J’ai testé ce petit bijou dans deux configurations : à 4 joueurs (où tout le monde se bat comme des chiffonniers civilisés) et à 2 joueurs (où c’est carrément la guerre froide des volatiles). À 4, ça roule comme sur des roulettes huilées au beurre de cacahuète, mais à 2… oh là là ! C’est un véritable carnage ornithologique ! Les oiseaux se font plus rares qu’un politicien honnête en période électorale. On se croirait dans un épisode de « Koh-Lanta : spécial basse-cour » !
Le seul petit couac à 2 joueurs, c’est que les cartes tournent moins vite qu’un escargot en grève. Peut-être qu’il faudrait virer les cartes où traînent encore des oiseaux en fin de manche, comme on enlève les invités qui s’incrustent après une soirée. Enfin, j’imagine que l’équipe de SWAF a dû cogiter là-dessus avec leurs neurones de génie ludique !
Bref, que ce soit à 2 ou 4 joueurs, ce jeu est plus addictif qu’une série Netflix un dimanche pluvieux. Loin de la complexité cérébrale de leurs précédentes sorties (Iki ou Zhanguo, ces monstres qui font suer les méninges), Kingdom Crossing nous donne du fil à retordre sans nous transformer le cerveau en purée de petits pois.

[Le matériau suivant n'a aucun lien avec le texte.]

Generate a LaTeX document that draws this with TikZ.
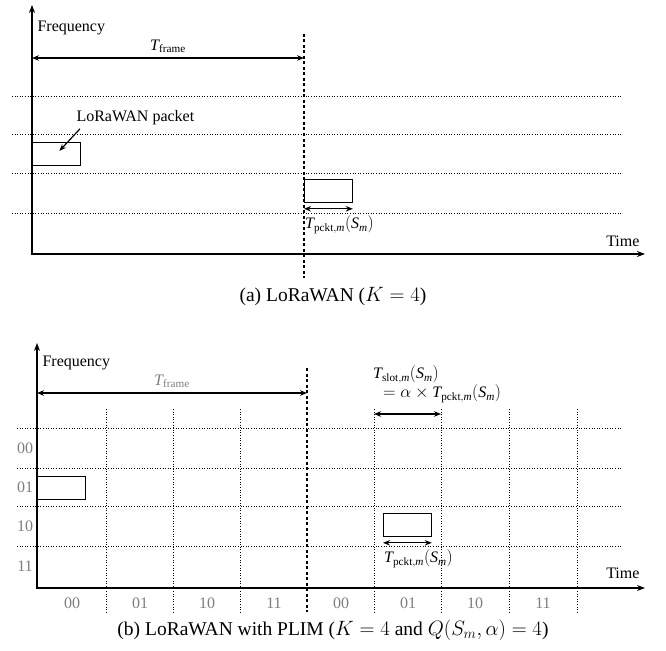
\documentclass[tikz,border=0pt]{standalone}
\usepackage{amsmath}
\usepackage{fontspec}
\setmainfont{Liberation Serif}
\usetikzlibrary{arrows.meta,positioning}
\definecolor{plGray}{RGB}{125,125,125}
\newcommand{\tframe}{$\textit{T}_{\text{frame}}$}
\newcommand{\tpcktm}{\textit{T}_{\text{pckt},\textit{m}}(\textit{S}_{\textit{m}})}
\newcommand{\tpckt}{$\tpcktm$}
\newcommand{\tslot}{$\textit{T}_{\text{slot},\textit{m}}(\textit{S}_{\textit{m}})$}

\begin{document}
\begin{tikzpicture}[
  x=1pt, y=-1pt,
  font=\fontsize{16}{18}\selectfont,
  axis/.style={{Stealth[length=8pt,width=6pt]}-{Stealth[length=8pt,width=6pt]}, line width=1.4pt},
  arr/.style={{Stealth[length=7pt,width=5.5pt]}-{Stealth[length=7pt,width=5.5pt]}, line width=1.2pt},
  ptr/.style={-{Stealth[length=7pt,width=5.5pt]}, line width=1.2pt},
  dotline/.style={dotted, line width=0.6pt},
  frameline/.style={line width=1.4pt, dash pattern=on 3pt off 2.5pt},
  pkt/.style={draw, line width=0.8pt, minimum width=48pt, minimum height=23pt, inner sep=0pt, anchor=north west},
  gl/.style={text=plGray},
  capt/.style={font=\fontsize{19.5}{22}\selectfont},
]
\useasboundingbox (0,0) rectangle (666,650);
% (a) plain LoRaWAN
\begin{scope}
  \coordinate (fA) at (32,5);
  \coordinate (tA) at (645,254);
  \foreach \y in {96,134,173,213} \draw[dotline] (12,\y) -- (622,\y);
  \draw[axis] (fA) |- (tA);
  \node[anchor=west] (freqA) at (34,28) {Frequency};
  \node[anchor=east] (timeA) at (643,241) {Time};
  \coordinate (fsA) at (304,34);
  \coordinate (feA) at (304,278);
  \draw[frameline] (fsA) -- (feA);
  \coordinate (tfA1) at (32,58);
  \coordinate (tfA2) at (304,58);
  \draw[arr] (tfA1) -- node[above=1pt] (tframeA) {\tframe} (tfA2);
  \node[pkt] (pktA1) at (32,142) {};
  \node[anchor=west] (pktlbl) at (73,118) {LoRaWAN packet};
  \draw[ptr] ([xshift=7pt]pktlbl.south west) -- ([shift={(3,-3)}]pktA1.center);
  \node[pkt] (pktA2) at (304,179) {};
  \draw[arr] ([yshift=-6pt]pktA2.south west) -- ([yshift=-6pt]pktA2.south east);
  \node[anchor=north west, inner sep=1pt] (tpcktA) at ([yshift=-12pt]pktA2.south west) {\tpckt};
  \node[capt] (capA) at (333,296) {(a) LoRaWAN ($K=4$)};
\end{scope}
% (b) LoRaWAN with PLIM
\begin{scope}
  \coordinate (fB) at (37,343);
  \coordinate (tB) at (645,588);
  \foreach \y in {428,468,506,546} \draw[dotline] (17,\y) -- (622,\y);
  \foreach \x in {106,173,240,374,441,509,577} \draw[dotline] (\x,409) -- (\x,612);
  \draw[axis] (fB) |- (tB);
  \node[anchor=west] (freqB) at (39,363) {Frequency};
  \node[anchor=east] (timeB) at (643,573) {Time};
  \coordinate (fsB) at (307,368);
  \coordinate (feB) at (307,612);
  \draw[frameline] (fsB) -- (feB);
  \coordinate (tfB1) at (37,393);
  \coordinate (tfB2) at (307,393);
  \draw[arr] (tfB1) -- node[above=1pt, gl] (tframeB) {\tframe} (tfB2);
  \foreach \t/\y in {00/448,01/487,10/526,11/566}
    \node[gl] (row\t) at (25,\y) {\t};
  \foreach \t/\x [count=\i] in {00/72,01/140,10/207,11/274,00/341,01/408,10/475,11/543}
    \node[gl] (slot\i) at (\x,603) {\t};
  \node[pkt] (pktB1) at (37,476) {};
  \node[pkt] (pktB2) at (383,513) {};
  \draw[arr] ([yshift=-6pt]pktB2.south west) -- ([yshift=-6pt]pktB2.south east);
  \node[anchor=north west, inner sep=1pt] (tpcktB) at ([yshift=-12pt]pktB2.south west) {\tpckt};
  \coordinate (ts1) at (374,414);
  \coordinate (ts2) at (441,414);
  \draw[arr] (ts1) -- (ts2);
  \node[anchor=south west, align=left, inner sep=1pt] (tslot) at (372,404) {\tslot\\[1pt]\hspace{10pt}$=\alpha\times\tpcktm$};
  \node[capt] (capB) at (333,630) {(b) LoRaWAN with PLIM ($K=4$ and $Q(S_m,\alpha)=4$)};
\end{scope}
\end{tikzpicture}
\end{document}
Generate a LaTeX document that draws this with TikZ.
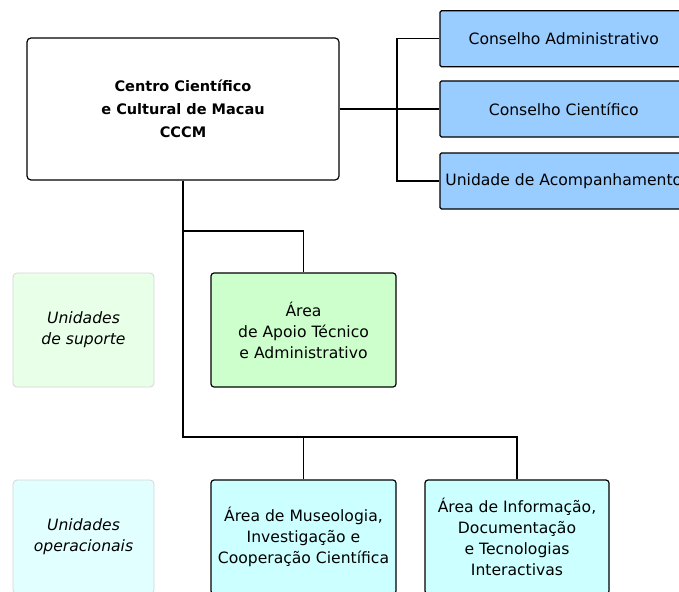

Un régal !
1–4 joueurs, 14 ans et +, 45–90 Min
Complexité BGG : 3.00 / 5
Auteurs: Marco Canetta, Stefania Niccolini
Illustrateur: David Sitbon
Editeur: Sorry We Are French (boite offerte à Mr NeiL)
Disponible en boutique le 17 octobre chez Ludum et Philibert
Je laisse un commentaire pour féliciter le rédacteur. Un texte très agréable à lire et qui donne une bonne idée du jeu – quoique probablement trop calculatoire pour moi.
Merci beaucoup. Oui, il faut bien programmer ses déplacements, c’est sûr, mais le jeu est vraiment très agréable à jouer. Si vous avez la possibilité sur un salon, n’hésitez pas, foncez.